> _EXERCISE MATERIAL_
▽

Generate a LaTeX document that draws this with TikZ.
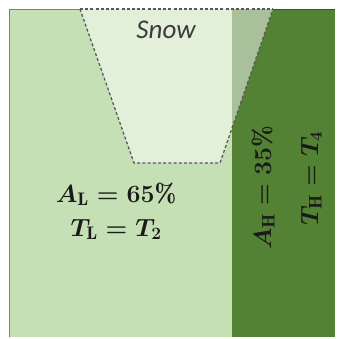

△
▽

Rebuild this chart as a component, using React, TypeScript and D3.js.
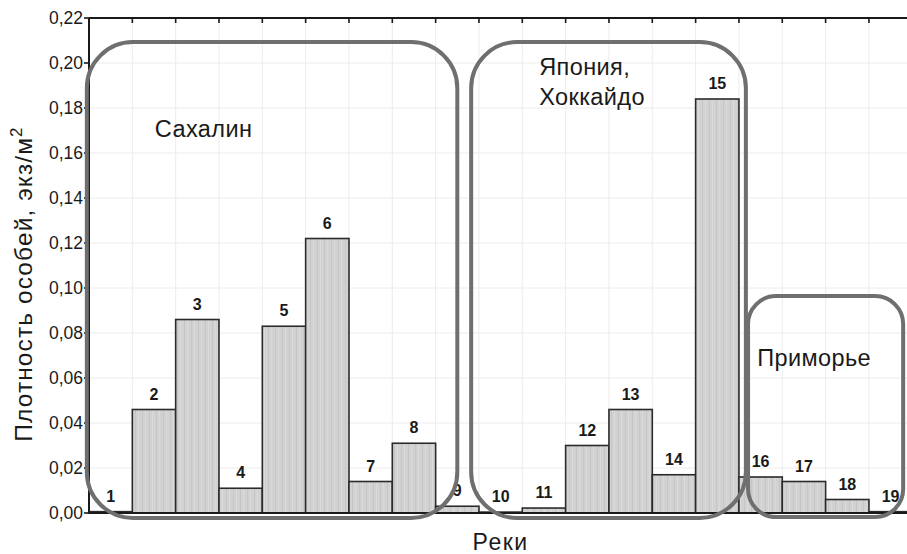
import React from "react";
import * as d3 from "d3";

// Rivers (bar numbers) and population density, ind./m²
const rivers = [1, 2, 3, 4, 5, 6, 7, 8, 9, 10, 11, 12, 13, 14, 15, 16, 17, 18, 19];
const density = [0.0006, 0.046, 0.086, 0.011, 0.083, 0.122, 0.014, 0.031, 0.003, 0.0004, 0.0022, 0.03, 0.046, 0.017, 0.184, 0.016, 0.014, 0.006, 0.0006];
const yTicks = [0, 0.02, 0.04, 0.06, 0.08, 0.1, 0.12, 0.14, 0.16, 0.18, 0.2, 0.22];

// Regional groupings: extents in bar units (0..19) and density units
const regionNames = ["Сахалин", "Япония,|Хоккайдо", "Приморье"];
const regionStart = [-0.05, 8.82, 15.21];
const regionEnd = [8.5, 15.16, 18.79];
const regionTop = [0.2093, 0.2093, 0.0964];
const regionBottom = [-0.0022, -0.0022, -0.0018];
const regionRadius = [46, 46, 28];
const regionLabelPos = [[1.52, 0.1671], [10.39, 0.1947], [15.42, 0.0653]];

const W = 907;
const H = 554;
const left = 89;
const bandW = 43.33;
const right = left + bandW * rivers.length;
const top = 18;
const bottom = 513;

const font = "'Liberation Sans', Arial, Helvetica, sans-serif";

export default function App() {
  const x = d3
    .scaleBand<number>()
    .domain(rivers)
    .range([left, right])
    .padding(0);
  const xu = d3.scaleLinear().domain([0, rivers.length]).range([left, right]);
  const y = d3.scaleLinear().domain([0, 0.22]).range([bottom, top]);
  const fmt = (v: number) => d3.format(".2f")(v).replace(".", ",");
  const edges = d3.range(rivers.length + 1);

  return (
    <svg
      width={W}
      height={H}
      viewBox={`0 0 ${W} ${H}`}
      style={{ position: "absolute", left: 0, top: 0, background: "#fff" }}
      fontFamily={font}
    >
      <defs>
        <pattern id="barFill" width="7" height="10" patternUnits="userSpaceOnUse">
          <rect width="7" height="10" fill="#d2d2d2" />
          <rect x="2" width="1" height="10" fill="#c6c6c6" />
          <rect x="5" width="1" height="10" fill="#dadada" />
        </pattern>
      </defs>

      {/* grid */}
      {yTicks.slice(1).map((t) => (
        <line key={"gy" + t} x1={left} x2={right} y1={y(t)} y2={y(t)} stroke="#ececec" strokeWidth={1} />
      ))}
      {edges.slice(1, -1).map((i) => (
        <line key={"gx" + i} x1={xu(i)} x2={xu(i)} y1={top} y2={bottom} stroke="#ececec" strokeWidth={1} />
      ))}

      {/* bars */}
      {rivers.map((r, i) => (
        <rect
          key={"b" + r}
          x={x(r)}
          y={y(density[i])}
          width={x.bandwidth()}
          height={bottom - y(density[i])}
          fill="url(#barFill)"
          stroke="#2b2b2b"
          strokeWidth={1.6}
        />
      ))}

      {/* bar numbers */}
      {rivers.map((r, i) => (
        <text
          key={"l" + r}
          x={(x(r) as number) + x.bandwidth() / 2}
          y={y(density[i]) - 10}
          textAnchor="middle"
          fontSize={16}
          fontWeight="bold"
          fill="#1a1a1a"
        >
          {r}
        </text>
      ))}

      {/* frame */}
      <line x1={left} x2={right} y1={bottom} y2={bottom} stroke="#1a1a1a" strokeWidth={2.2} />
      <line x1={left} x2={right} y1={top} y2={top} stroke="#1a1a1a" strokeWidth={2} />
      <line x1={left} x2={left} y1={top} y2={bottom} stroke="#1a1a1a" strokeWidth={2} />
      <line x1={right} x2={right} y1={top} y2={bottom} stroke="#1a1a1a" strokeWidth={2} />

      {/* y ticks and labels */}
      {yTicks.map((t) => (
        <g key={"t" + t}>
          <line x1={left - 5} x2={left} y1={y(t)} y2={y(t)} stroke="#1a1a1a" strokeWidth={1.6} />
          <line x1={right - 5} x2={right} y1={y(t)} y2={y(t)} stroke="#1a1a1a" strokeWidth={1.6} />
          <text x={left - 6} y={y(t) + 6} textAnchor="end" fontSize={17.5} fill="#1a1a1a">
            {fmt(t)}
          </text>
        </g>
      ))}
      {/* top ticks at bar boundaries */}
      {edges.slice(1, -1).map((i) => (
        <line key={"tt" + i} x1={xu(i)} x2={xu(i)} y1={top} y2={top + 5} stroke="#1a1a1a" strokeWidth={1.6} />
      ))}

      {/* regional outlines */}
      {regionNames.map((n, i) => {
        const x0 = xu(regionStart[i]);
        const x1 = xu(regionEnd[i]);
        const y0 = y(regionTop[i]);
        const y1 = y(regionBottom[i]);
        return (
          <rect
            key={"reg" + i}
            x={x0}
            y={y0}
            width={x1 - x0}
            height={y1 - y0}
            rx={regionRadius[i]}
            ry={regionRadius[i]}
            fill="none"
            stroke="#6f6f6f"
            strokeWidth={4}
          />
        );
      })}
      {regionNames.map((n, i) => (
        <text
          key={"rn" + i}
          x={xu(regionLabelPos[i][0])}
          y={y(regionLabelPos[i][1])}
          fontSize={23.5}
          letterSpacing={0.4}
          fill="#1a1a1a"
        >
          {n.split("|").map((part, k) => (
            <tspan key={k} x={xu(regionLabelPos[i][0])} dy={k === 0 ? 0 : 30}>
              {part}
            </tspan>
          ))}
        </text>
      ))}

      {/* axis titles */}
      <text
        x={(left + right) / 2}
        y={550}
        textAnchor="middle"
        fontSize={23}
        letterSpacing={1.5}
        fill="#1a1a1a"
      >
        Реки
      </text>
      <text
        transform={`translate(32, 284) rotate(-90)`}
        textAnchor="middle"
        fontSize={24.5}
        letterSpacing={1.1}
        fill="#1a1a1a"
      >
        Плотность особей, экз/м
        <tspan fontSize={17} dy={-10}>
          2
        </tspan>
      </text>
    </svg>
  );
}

△

> _WHAT IS NEEDED_
All lines holding the word "this" should be picked out and copied.

> _REPLY_
Generate a LaTeX document that draws this with TikZ.
Rebuild this chart as a component, using React, TypeScript and D3.js.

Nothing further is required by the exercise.